Entries with chart source code ->

════

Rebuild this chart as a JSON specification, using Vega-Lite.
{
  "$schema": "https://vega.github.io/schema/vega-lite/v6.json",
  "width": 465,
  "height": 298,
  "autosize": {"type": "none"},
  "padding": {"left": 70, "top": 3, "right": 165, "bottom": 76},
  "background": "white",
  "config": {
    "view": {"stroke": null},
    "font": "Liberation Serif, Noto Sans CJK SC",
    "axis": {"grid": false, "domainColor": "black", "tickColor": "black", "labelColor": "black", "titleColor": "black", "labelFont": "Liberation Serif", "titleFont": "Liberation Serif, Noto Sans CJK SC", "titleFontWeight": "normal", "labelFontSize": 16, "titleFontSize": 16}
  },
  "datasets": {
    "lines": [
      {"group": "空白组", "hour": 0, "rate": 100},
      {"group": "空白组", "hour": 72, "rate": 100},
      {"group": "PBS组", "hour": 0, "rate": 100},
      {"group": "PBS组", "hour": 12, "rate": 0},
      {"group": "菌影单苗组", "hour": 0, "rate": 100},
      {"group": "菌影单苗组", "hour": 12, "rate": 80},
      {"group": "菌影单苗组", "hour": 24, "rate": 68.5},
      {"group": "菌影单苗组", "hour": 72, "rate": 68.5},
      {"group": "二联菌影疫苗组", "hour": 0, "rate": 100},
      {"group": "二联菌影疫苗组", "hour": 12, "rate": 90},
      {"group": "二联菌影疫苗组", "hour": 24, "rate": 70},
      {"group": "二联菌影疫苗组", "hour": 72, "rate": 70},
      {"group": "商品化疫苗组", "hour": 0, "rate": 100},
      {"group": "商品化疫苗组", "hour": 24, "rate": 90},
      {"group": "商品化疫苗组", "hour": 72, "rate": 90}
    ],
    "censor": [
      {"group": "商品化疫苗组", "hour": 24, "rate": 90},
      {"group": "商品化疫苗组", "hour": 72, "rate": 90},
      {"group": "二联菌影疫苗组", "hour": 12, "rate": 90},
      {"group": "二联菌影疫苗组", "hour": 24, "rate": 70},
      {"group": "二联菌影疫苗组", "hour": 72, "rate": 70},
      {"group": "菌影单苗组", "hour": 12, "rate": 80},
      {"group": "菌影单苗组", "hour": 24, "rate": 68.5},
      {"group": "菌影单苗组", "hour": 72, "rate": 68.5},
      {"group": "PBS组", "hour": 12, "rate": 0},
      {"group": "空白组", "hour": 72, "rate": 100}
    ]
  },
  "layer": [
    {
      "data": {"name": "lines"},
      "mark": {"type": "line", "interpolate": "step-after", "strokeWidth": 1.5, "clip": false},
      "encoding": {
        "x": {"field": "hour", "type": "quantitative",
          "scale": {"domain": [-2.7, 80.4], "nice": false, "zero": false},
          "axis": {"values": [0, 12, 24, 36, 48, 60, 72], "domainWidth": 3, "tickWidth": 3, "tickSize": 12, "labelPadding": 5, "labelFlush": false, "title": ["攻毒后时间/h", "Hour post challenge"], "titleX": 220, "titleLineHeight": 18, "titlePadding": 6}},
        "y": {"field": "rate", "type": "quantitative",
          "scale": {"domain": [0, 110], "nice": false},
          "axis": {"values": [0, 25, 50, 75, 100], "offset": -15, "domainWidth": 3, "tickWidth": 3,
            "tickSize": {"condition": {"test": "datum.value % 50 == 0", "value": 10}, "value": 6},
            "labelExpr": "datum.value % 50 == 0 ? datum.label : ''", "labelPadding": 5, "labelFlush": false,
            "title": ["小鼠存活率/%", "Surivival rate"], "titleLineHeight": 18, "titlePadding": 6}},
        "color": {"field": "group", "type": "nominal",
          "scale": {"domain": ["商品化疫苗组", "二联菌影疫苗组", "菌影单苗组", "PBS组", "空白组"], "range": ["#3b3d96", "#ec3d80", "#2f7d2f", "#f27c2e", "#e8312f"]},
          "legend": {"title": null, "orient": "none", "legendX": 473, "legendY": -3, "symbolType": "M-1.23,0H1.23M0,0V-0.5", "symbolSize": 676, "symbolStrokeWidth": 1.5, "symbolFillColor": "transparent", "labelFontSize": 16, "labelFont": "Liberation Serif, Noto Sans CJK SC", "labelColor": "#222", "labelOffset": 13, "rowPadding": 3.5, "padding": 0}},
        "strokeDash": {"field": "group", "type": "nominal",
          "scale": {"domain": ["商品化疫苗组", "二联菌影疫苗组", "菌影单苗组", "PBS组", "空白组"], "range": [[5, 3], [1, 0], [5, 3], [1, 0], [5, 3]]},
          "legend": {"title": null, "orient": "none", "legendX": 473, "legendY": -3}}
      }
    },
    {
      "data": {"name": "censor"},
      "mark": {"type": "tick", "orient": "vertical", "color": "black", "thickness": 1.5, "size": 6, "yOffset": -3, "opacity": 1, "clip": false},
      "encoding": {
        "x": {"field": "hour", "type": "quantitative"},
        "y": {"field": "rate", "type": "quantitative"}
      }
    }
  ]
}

════

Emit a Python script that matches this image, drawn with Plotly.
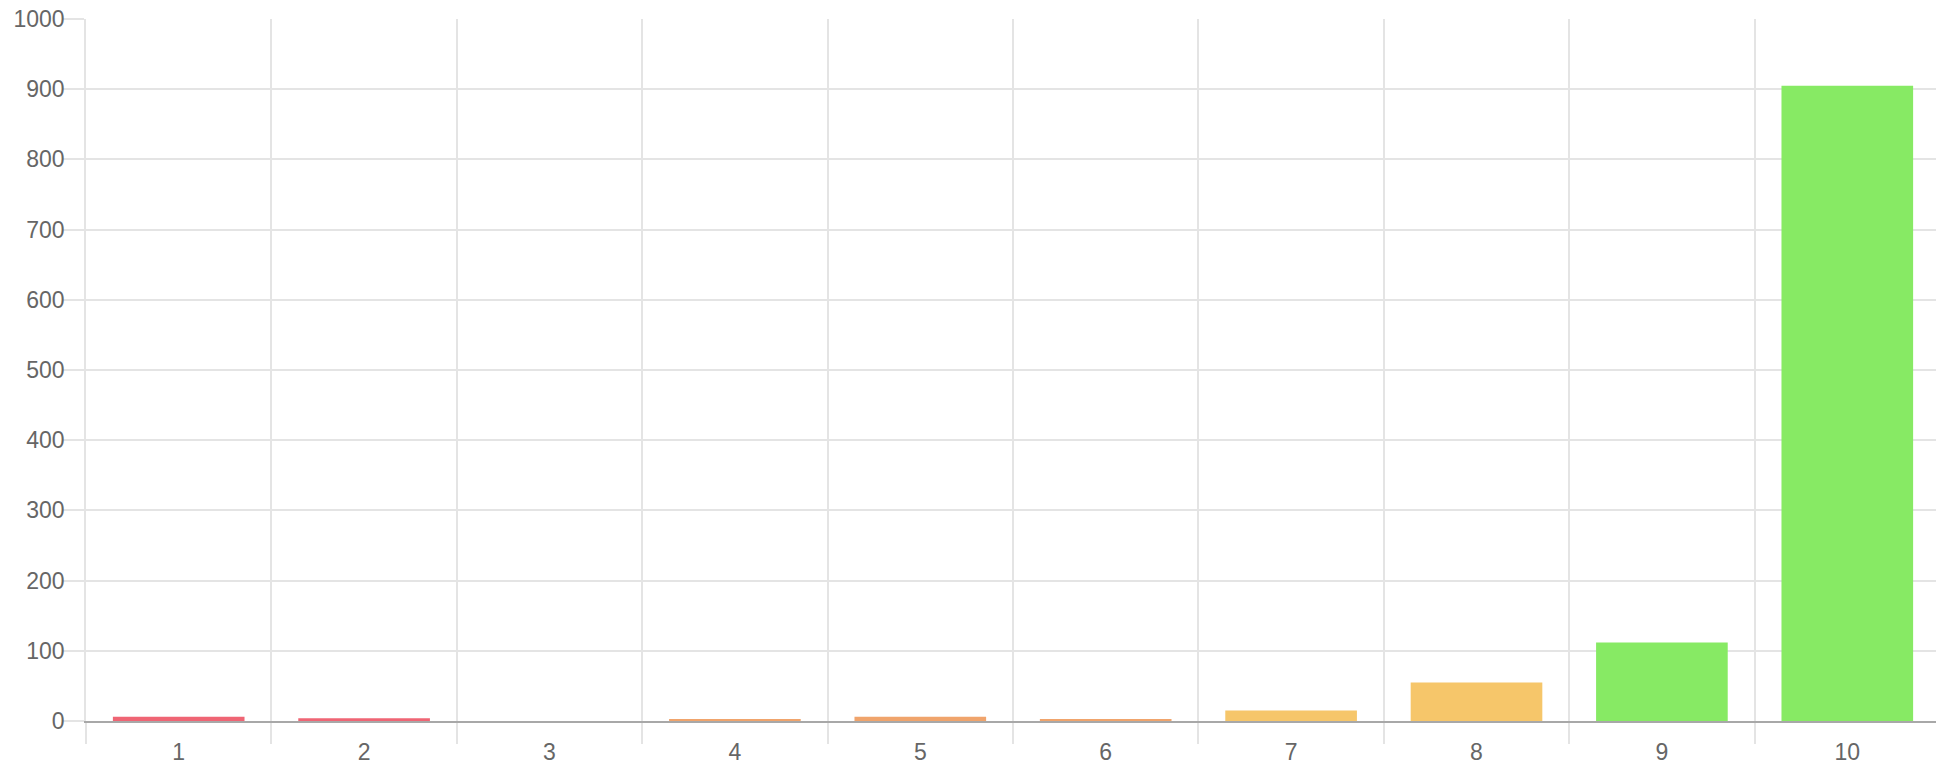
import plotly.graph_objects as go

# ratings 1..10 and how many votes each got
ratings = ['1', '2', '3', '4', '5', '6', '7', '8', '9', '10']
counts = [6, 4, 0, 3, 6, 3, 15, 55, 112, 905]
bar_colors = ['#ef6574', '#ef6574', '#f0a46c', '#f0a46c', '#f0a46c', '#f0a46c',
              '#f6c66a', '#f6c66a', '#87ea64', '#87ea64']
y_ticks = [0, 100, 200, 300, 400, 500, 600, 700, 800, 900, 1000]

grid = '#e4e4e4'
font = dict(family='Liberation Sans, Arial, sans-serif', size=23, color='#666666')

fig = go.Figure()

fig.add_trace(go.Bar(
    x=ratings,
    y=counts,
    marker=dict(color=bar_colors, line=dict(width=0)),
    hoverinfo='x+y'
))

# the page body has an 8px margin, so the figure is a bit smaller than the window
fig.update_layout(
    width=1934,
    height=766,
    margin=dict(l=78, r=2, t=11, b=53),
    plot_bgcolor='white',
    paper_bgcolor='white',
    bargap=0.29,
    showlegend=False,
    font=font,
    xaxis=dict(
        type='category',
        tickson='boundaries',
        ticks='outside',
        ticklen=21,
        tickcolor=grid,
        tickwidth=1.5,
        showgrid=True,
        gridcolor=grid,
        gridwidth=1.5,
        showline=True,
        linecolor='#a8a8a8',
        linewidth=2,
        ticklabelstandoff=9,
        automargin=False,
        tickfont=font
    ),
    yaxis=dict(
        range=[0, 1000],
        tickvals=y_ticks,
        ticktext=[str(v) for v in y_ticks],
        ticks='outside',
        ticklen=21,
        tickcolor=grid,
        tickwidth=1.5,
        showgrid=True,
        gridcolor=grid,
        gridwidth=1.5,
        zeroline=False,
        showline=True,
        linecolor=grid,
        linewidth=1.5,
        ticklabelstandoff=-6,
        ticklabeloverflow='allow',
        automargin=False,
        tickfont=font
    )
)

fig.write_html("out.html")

════

Exercise task ->
Transcribe, exactly as written, the lines starting at the one with "Emit a Python" and ending at the one with "import plotly.graph_objects as go", and nothing more. Pictures are not part of the copy.

The answer ->
Emit a Python script that matches this image, drawn with Plotly.
import plotly.graph_objects as go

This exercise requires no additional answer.